**Given entries**:

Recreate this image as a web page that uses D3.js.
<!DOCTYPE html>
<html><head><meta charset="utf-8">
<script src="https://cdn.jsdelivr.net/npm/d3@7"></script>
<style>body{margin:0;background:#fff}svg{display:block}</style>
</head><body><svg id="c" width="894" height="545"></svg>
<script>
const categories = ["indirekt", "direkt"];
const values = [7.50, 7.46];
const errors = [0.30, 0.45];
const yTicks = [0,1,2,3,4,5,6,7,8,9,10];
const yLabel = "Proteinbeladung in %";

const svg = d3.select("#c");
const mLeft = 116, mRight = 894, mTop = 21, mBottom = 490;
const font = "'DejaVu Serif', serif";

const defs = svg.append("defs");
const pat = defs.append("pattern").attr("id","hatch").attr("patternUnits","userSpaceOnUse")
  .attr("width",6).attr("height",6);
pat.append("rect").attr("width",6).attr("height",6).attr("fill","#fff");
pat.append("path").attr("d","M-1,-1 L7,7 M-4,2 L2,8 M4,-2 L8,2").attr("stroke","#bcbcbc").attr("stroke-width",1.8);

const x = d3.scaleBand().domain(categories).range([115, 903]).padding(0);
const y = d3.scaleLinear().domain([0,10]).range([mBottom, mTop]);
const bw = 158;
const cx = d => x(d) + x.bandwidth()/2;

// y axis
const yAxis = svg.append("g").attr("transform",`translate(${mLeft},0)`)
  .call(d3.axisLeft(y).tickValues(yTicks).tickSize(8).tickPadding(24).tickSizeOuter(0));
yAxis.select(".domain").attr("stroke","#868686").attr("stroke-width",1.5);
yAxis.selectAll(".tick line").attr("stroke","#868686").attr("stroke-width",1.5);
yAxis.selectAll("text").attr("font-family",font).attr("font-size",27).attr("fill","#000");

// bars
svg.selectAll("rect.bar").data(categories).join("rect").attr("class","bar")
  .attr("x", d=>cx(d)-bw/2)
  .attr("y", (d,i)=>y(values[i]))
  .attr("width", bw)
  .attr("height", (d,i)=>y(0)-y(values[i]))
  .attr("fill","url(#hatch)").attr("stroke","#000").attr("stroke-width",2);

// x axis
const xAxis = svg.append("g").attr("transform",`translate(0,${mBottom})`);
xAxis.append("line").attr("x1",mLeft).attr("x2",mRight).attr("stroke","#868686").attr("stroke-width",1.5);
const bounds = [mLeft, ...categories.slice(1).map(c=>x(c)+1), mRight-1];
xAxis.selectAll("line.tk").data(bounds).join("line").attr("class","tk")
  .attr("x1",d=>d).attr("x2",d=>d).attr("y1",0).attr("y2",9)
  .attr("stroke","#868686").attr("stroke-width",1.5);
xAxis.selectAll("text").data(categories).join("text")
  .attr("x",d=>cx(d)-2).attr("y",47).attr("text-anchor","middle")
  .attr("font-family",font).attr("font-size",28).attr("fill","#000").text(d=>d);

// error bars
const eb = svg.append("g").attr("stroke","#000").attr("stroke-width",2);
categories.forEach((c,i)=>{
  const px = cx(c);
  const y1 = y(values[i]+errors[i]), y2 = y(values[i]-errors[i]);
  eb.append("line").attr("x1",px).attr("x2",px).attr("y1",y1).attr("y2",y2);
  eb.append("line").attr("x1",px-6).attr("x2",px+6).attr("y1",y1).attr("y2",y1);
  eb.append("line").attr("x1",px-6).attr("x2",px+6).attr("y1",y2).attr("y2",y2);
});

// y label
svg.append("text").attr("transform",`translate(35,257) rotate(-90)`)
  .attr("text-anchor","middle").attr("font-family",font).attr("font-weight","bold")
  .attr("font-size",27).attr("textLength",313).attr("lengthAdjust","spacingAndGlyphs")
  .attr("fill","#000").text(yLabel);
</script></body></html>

--

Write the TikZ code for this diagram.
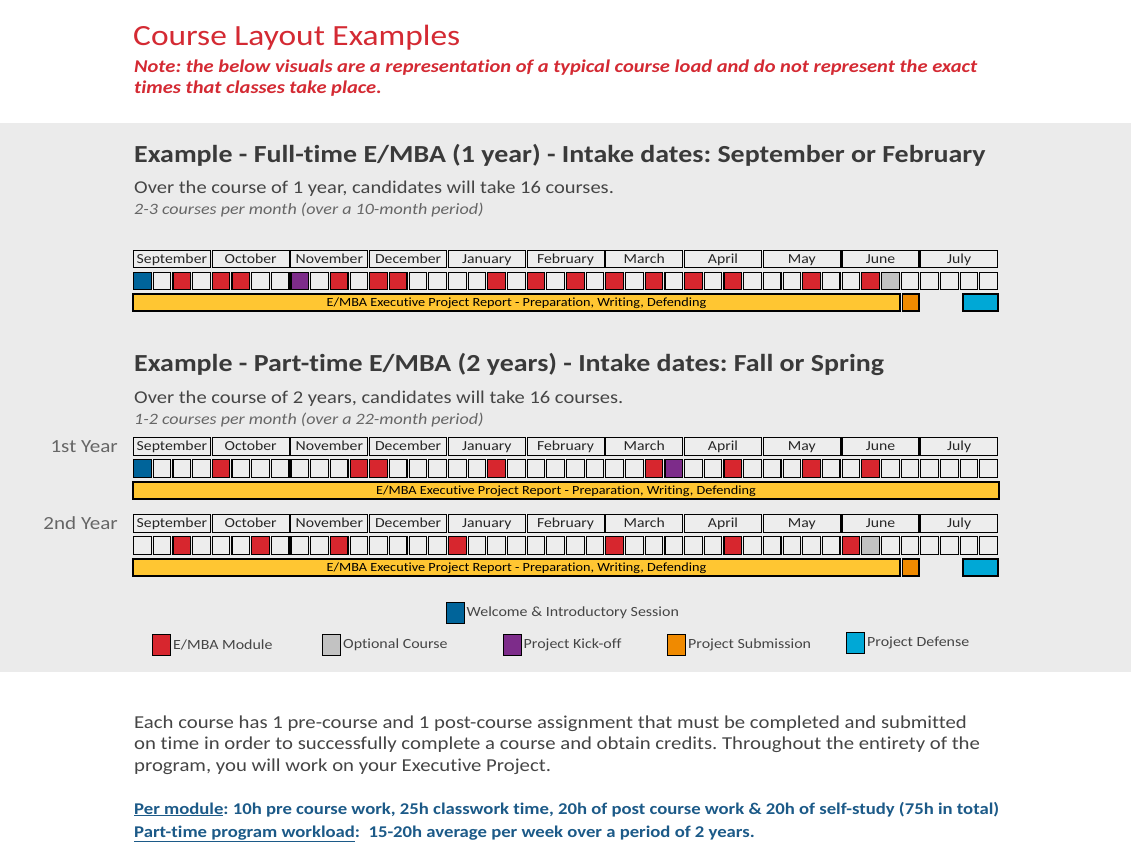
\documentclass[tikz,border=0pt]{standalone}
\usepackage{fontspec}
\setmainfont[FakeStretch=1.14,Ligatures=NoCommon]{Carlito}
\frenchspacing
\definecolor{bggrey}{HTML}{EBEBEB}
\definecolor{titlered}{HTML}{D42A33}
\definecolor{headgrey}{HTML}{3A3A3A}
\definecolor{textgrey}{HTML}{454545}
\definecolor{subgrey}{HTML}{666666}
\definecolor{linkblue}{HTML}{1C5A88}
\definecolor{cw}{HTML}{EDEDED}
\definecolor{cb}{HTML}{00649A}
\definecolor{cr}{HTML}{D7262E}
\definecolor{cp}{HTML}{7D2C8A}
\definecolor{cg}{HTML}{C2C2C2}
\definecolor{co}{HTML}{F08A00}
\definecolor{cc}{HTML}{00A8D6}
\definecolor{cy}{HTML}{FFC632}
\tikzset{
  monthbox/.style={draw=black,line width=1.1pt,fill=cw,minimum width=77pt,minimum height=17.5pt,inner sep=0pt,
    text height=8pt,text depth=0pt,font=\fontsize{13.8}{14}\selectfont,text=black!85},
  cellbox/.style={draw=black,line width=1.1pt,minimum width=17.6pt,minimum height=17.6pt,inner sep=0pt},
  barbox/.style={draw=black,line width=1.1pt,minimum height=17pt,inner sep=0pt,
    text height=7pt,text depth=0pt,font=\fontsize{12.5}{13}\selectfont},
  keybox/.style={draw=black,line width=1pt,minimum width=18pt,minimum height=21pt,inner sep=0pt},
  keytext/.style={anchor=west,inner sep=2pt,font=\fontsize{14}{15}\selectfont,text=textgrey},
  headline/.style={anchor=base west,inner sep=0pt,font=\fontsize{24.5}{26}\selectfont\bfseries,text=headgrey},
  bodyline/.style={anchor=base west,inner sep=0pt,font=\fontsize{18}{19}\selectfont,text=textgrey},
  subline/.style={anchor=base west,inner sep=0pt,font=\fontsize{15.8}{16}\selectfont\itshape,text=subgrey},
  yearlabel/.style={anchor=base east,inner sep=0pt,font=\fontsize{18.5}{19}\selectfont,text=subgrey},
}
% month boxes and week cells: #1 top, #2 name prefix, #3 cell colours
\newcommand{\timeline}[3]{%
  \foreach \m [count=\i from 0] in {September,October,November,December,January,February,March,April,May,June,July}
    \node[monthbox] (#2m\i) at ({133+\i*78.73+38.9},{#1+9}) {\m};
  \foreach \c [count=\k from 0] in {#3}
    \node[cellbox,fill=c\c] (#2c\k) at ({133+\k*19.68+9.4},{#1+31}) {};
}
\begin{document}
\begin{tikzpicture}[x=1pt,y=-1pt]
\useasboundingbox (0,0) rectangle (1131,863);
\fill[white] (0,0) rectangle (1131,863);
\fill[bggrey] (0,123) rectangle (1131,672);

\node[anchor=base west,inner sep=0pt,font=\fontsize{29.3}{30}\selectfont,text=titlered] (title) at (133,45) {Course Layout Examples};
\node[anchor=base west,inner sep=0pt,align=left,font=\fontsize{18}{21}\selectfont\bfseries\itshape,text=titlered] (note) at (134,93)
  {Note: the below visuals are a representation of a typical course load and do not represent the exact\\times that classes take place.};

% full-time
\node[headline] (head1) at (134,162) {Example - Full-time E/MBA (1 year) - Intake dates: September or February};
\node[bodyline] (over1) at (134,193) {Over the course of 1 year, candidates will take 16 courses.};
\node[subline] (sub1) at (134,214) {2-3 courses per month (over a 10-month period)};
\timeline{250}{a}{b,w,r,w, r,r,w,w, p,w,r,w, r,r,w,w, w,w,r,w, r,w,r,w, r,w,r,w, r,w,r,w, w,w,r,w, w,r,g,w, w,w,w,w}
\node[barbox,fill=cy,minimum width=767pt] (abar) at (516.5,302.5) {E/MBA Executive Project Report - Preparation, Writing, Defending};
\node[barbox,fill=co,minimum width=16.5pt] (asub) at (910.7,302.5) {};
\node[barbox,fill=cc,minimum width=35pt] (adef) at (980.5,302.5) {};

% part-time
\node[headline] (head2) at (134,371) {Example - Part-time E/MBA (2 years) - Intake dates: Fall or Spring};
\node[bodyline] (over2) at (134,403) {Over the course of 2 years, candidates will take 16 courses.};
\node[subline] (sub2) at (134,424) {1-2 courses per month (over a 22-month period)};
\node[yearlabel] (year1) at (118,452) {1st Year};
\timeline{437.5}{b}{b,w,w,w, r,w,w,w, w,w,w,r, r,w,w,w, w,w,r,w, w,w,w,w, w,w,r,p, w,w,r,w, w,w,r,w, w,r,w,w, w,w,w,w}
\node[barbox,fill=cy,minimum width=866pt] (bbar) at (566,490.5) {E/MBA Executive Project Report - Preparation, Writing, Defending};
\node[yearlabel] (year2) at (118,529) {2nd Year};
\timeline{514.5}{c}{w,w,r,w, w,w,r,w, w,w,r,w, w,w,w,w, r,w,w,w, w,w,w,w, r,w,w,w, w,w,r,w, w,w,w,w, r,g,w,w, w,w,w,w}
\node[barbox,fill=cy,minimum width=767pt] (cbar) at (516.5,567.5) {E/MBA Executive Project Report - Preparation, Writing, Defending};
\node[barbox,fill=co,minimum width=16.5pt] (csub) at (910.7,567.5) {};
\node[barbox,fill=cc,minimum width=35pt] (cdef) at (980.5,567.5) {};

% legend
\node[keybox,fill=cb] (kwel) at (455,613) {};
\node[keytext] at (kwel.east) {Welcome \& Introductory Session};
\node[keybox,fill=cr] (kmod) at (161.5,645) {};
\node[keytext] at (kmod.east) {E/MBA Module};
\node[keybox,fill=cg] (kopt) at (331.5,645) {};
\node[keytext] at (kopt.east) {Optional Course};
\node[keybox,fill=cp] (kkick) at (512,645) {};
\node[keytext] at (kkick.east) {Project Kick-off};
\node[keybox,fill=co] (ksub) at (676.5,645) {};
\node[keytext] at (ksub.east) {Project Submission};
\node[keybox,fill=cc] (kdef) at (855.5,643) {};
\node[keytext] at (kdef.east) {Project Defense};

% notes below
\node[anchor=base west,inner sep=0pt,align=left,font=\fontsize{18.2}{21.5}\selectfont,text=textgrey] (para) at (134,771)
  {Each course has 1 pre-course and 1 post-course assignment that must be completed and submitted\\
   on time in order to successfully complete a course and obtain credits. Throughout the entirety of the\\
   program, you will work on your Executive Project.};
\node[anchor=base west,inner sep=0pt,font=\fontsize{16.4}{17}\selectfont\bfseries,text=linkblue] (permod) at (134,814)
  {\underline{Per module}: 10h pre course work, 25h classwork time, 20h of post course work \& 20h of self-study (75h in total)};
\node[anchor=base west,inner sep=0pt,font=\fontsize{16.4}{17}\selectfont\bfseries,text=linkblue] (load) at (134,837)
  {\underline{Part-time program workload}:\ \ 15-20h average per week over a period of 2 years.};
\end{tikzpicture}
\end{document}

**Short exercise**:
Copy out every line from the data above that has "this" in it.

**Expected answer**:
Recreate this image as a web page that uses D3.js.
Write the TikZ code for this diagram.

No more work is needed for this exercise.